The show opened off-Broadway in April 1975, and moved to Broadway that summer. Many reviews hailed “A Chorus Line” as a groundbreaking work of musical theater. Much attention went to the candid and deeply personal accounts shared by some characters — including stories of childhood trauma and coming out as gay — as they auditioned and sized each other up. (Ms. Blair’s character is among the eight dancers ultimately chosen for the chorus line.)

“What makes ‘A Chorus Line’ so devastatingly effective is its honesty of subject matter,” wrote New York Times theater critic Clive Barnes in a 1975 review, “so that even its faults can work for it.”

Bennett said the early concepts for “A Chorus Line” emerged from the Capitol Hill hearings over the Watergate break-in, which led to the resignation of President Richard M. Nixon in 1974.

“It’s my reaction to the falsehood and apathy that seemed to grip the country during that period,” he told the Times in 1975. “I was sick of it.

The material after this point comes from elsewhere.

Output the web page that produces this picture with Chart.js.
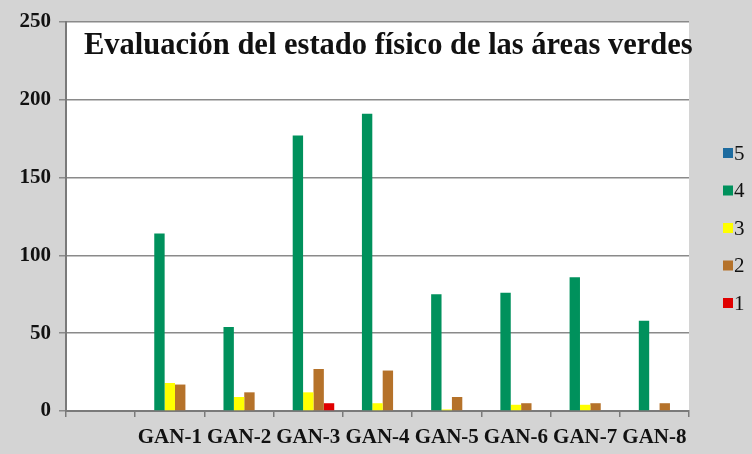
<!DOCTYPE html>
<html>
<head>
<meta charset="utf-8">
<script src="https://cdn.jsdelivr.net/npm/chart.js@4/dist/chart.umd.min.js"></script>
<style>
  html, body { margin: 0; padding: 0; background: #d4d4d4; }
  #wrap { width: 752px; height: 454px; }
</style>
</head>
<body>
<div id="wrap"><canvas id="myChart" width="752" height="454"></canvas></div>
<script>
// categories (first slot is empty in the original)
const categories = ['', 'GAN-1', 'GAN-2', 'GAN-3', 'GAN-4', 'GAN-5', 'GAN-6', 'GAN-7', 'GAN-8'];
const seriesNames = ['5', '4', '3', '2', '1'];
const values5 = [null, 0, 0, 0, 0, 0, 0, 0, 0];
const values4 = [null, 114, 54, 177, 191, 75, 76, 86, 58];
const values3 = [null, 18, 9, 12, 5, 1, 4, 4, 0];
const values2 = [null, 17, 12, 27, 26, 9, 5, 5, 5];
const values1 = [null, 0, 0, 5, 0, 0, 0, 0, 0];
const yTicks = [0, 50, 100, 150, 200, 250];
const chartTitle = 'Evaluación del estado físico de las áreas verdes';

const colors = ['#1d6b9f', '#00915c', '#ffff00', '#b5722a', '#e00000'];
const allValues = [values5, values4, values3, values2, values1];

let datasets = [];
for (let i = 0; i < seriesNames.length; i++) {
  datasets.push({
    label: seriesNames[i],
    data: allValues[i],
    backgroundColor: colors[i],
    borderWidth: 0,
    barPercentage: 1,
    categoryPercentage: 0.75
  });
}

// white plot area on gray background, title inside the plot, legend on the right
const decor = {
  id: 'decor',
  beforeDraw(chart) {
    const ctx = chart.ctx;
    const a = chart.chartArea;
    ctx.save();
    ctx.fillStyle = '#d4d4d4';
    ctx.fillRect(0, 0, chart.width, chart.height);
    ctx.fillStyle = '#ffffff';
    ctx.fillRect(a.left, a.top, a.right - a.left, a.bottom - a.top);
    ctx.restore();
  },
  afterDraw(chart) {
    const ctx = chart.ctx;
    ctx.save();
    ctx.font = 'bold 30.5px "Liberation Serif", serif';
    ctx.fillStyle = '#111111';
    ctx.textBaseline = 'middle';
    ctx.fillText(chartTitle, 84, 46);
    // legend
    ctx.font = '21px "Liberation Serif", serif';
    const sets = chart.data.datasets;
    for (let i = 0; i < sets.length; i++) {
      const yc = 153 + i * 37.5;
      ctx.fillStyle = sets[i].backgroundColor;
      ctx.fillRect(723, yc - 5, 10, 10);
      ctx.fillStyle = '#111111';
      ctx.fillText(sets[i].label, 734, yc + 1);
    }
    ctx.restore();
  }
};

const ctx = document.getElementById('myChart').getContext('2d');
const chart = new Chart(ctx, {
  type: 'bar',
  data: {
    labels: categories,
    datasets: datasets
  },
  options: {
    responsive: false,
    animation: false,
    layout: { padding: { top: 22, right: 63, left: 0, bottom: 0 } },
    plugins: {
      title: { display: false },
      tooltip: { enabled: false },
      legend: { display: false }
    },
    scales: {
      x: {
        grid: {
          offset: true,
          drawOnChartArea: false,
          drawTicks: true,
          tickLength: 6,
          color: '#7a7a7a',
          lineWidth: 1.5
        },
        border: { color: '#7a7a7a', width: 2 },
        ticks: {
          color: '#111111',
          padding: 8,
          maxRotation: 0,
          autoSkip: false,
          font: { family: '"Liberation Serif", serif', size: 21, weight: 'bold' }
        },
        afterFit(scale) { scale.height = 43; }
      },
      y: {
        min: 0,
        max: 250,
        afterBuildTicks(scale) { scale.ticks = yTicks.map(v => ({ value: v })); },
        grid: {
          color: '#8a8a8a',
          lineWidth: 1.5,
          tickLength: 7
        },
        border: { color: '#7a7a7a', width: 2 },
        ticks: {
          color: '#111111',
          padding: 8,
          font: { family: '"Liberation Serif", serif', size: 21, weight: 'bold' }
        },
        afterFit(scale) { scale.width = 66; }
      }
    }
  },
  plugins: [decor]
});
</script>
</body>
</html>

I wanted to do something on stage that would show people being honest with one another.”

Pamela Blair was born Dec. 5, 1949, in Bennington, Vt. Her father worked at a company that made plastic molds; her mother was a library volunteer.

Ms. Blair moved to New York at 16 to attend a private school, the National Ballet Academy New York, where she met Bennett at a dance class. Their encounter led to her first major Broadway dance role in his 1968 musical comedy, “Promises, Promises,” with songs by Burt Bacharach.

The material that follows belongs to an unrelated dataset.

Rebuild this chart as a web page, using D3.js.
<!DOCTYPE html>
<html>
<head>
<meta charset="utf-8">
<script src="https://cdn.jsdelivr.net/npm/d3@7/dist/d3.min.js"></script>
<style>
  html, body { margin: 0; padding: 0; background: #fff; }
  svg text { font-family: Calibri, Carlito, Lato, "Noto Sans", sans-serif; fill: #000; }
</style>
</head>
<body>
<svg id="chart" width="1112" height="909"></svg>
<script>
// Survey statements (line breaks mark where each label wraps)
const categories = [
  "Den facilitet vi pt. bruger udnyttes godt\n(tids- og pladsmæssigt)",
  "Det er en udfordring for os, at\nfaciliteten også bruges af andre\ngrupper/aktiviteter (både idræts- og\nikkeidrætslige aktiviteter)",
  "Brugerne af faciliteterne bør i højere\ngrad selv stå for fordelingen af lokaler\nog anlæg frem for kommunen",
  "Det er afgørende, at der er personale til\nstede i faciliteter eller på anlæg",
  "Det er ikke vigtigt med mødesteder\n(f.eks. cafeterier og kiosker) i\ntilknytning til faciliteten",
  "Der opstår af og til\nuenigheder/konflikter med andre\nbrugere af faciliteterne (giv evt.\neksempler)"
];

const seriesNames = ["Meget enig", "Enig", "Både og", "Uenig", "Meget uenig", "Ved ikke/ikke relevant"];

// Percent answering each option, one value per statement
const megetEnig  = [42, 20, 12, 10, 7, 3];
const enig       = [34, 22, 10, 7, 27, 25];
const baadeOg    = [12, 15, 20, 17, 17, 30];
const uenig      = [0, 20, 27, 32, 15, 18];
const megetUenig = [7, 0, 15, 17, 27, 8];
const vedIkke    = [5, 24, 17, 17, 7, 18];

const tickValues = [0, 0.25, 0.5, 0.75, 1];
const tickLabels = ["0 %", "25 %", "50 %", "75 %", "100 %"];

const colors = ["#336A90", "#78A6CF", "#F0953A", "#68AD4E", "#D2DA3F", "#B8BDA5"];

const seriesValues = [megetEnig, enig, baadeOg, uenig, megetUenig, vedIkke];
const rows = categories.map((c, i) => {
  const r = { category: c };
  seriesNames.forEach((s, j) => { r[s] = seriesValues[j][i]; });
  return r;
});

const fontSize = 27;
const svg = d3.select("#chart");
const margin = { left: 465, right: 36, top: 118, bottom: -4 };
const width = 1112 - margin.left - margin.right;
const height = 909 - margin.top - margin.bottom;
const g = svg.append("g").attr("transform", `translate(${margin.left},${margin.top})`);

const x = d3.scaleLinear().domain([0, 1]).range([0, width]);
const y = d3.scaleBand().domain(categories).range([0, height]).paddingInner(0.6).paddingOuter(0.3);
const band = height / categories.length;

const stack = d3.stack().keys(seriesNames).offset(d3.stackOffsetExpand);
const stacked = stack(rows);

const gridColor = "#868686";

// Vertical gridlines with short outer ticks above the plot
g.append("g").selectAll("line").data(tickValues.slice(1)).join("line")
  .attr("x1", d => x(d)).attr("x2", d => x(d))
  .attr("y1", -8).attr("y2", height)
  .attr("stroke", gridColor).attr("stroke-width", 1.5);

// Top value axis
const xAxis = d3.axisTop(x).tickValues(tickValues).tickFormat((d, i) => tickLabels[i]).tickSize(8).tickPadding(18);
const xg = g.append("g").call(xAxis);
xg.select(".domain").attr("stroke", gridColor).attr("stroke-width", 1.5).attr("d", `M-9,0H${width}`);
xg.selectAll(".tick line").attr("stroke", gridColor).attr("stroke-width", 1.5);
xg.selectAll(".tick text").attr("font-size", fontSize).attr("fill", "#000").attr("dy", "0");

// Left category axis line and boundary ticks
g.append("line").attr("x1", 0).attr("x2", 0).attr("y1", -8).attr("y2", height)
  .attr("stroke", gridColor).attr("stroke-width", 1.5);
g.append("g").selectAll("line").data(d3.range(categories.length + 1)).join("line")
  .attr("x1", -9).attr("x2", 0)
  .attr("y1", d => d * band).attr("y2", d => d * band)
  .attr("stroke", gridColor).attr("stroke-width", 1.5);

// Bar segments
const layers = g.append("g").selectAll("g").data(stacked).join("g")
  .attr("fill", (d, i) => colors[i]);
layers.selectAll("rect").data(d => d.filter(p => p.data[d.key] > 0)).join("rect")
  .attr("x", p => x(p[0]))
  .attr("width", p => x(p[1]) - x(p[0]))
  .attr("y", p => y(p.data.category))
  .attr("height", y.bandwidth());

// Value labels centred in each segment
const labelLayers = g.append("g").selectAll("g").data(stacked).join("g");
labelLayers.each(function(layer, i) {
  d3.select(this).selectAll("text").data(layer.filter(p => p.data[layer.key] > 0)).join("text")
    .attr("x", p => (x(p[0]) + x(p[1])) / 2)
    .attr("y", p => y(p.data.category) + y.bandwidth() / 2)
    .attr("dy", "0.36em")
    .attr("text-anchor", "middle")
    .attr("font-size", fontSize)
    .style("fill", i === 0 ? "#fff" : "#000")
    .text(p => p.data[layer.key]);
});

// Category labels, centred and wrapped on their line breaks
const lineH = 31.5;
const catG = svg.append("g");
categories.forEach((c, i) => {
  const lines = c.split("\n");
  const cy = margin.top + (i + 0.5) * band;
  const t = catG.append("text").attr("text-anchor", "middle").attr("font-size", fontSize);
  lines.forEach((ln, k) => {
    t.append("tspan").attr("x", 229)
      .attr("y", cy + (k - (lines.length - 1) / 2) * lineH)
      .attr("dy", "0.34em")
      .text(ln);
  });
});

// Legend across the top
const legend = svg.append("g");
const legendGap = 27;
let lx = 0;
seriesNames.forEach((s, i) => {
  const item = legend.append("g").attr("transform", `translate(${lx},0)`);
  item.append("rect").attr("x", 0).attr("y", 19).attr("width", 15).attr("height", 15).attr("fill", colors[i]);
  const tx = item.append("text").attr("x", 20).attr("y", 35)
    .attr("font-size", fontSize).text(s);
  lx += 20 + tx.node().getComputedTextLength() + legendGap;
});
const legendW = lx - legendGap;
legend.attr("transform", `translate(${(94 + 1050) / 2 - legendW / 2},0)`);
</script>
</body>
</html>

She remained with Bennett for a dance role in his 1973 musical “Seesaw” about a mismatched romance. In 1972, she appeared in director Gower Champion’s “Sugar,” a musical adaptation of the 1959 film “Some Like It Hot.”

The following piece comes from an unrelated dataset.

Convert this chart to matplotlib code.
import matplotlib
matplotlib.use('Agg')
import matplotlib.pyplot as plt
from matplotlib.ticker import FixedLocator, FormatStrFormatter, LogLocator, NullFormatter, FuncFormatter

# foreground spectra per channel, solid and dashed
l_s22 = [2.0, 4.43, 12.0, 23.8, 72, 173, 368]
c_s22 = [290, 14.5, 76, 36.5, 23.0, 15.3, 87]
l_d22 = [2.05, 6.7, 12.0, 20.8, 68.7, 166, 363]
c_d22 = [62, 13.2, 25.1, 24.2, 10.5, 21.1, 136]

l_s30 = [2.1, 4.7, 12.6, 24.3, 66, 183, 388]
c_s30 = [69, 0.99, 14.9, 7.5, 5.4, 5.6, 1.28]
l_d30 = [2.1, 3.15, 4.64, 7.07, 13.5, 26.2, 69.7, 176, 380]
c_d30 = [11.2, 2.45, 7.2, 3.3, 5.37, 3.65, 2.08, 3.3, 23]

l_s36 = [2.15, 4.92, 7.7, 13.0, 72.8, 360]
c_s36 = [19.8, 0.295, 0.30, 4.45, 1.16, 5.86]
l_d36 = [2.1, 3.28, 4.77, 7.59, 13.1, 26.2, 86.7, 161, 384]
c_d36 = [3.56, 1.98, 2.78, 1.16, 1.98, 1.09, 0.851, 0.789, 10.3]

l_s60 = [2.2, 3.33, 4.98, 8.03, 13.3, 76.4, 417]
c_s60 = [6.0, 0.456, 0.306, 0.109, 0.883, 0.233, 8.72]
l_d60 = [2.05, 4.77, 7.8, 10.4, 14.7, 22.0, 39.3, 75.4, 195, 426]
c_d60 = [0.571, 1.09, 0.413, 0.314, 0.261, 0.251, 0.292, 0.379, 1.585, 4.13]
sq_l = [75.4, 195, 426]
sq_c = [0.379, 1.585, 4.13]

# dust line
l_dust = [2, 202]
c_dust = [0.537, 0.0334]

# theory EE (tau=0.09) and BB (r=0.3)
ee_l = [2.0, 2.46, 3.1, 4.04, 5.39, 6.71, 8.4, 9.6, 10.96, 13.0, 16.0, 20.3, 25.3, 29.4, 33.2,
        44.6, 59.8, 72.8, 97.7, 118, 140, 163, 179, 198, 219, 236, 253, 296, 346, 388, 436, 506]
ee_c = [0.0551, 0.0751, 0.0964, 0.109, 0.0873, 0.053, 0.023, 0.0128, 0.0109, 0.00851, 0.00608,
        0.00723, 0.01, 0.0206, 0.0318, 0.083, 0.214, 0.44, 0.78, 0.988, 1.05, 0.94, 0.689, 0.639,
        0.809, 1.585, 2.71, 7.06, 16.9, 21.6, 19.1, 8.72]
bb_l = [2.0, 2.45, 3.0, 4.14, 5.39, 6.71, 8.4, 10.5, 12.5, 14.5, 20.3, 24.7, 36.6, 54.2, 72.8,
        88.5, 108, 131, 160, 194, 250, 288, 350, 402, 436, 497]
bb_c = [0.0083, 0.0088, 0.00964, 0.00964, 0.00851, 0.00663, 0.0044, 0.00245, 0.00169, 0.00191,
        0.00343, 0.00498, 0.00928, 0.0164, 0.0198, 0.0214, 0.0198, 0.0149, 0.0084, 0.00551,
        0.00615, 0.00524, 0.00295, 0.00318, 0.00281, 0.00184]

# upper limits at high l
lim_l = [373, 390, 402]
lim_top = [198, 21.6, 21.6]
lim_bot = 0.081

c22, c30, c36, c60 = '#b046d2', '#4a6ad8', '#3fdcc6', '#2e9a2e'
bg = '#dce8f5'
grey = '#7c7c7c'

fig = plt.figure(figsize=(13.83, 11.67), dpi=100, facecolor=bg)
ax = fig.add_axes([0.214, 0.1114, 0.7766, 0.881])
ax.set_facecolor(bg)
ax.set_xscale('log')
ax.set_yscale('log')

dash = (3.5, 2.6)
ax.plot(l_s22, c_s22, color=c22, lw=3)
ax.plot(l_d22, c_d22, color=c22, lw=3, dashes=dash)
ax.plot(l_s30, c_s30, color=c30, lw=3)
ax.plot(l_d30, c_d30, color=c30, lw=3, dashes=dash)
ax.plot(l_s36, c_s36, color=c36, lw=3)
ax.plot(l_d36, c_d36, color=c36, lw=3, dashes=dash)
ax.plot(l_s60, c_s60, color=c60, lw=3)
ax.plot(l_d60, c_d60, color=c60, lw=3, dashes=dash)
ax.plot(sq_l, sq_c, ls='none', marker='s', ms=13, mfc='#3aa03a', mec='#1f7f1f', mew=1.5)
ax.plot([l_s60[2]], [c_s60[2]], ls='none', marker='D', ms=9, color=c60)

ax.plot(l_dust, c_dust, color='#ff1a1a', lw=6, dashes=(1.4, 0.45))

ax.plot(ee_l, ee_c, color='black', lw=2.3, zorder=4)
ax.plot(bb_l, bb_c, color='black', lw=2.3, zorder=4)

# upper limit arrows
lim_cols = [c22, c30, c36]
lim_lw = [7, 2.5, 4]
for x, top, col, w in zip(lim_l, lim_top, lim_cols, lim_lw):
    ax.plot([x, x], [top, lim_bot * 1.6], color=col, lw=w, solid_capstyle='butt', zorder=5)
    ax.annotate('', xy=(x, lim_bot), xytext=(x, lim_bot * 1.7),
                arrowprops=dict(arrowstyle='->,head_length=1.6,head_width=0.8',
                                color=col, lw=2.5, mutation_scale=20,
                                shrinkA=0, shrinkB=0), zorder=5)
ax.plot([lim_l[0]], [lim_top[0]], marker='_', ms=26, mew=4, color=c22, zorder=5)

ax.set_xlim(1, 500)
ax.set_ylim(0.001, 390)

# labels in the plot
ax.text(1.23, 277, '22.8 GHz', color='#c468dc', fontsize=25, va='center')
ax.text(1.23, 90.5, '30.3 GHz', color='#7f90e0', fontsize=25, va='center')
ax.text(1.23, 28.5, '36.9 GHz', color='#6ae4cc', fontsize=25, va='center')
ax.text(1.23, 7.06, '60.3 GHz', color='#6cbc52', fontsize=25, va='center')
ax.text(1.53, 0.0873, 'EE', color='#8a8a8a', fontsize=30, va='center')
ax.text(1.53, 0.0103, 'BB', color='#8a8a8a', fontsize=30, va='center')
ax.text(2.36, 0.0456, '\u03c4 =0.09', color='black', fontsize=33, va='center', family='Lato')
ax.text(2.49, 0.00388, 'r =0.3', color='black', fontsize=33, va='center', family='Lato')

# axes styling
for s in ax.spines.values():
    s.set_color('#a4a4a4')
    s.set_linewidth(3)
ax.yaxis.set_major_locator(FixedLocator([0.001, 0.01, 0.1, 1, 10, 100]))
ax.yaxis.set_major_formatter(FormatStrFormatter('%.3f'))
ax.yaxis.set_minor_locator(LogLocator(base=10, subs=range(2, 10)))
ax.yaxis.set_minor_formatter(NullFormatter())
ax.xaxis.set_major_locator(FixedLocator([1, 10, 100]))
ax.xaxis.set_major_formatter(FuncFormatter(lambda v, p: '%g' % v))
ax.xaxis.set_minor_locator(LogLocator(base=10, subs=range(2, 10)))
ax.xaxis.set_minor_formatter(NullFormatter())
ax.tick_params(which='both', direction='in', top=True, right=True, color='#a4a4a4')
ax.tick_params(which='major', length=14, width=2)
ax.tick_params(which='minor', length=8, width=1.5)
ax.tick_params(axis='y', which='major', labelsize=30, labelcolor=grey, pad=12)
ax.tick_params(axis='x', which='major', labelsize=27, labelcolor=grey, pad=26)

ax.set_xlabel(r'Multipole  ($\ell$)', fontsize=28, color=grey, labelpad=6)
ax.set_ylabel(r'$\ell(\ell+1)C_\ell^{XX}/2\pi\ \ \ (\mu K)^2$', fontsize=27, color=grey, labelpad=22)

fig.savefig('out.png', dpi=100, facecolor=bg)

Other Broadway performances included a prominent role as Lt. Cmdr. Joanne Galloway in the military drama “A Few Good Men” (1989), directed by her then husband, Don Scardino. Her film roles included a doctor in “21 Grams,” a 2003 drama starring Sean Penn and Benicio Del Toro; and a doctor’s assistant in the 1996 crime thriller “Before and After” with Meryl Streep and Liam Neeson.

“I was some movie star,” she joked to Newsday in 1980 about trying to parlay “A Chorus Line” into Hollywood success. “I couldn’t get six lines in a sitcom.”

In 1996, she provided the voices of a flight attendant and a White House tour guide in the animated “Beavis and Butt-head Do America.”

She appeared on daytime television dramas such as “Another World” and “All My Children” and in TV series including “Law & Order,” “The Cosby Show” and “Sabrina, the Teenage Witch.” In 1983, Ms. Blair had a supporting role alongside Jodie Foster and Peter O’Toole in the TV film “Svengali.”

Her marriage to Scardino ended in divorce. Survivors include a sister. Most recently, Ms. Blair ran a massage studio for athletes in the Phoenix area.

In “A Chorus Line,” Ms. Blair’s character has a memorable bit about the place where she was raised, the bucolic Vermont hills about 10 miles north of Bennington. The line, in a sense, is a nod to everyone who has come to New York to reinvent themselves and chase dreams.

“As far as I’m concerned, I’m Valerie Clarke; but my parents seem to think I’m Margaret Mary Hoolihan,” said Ms. Blair’s character, Valerie. “Couldn’t you just die? I was born in the middle of nowhere. I mean, it wasn’t even a town, really. Near Arlington, Vermont.”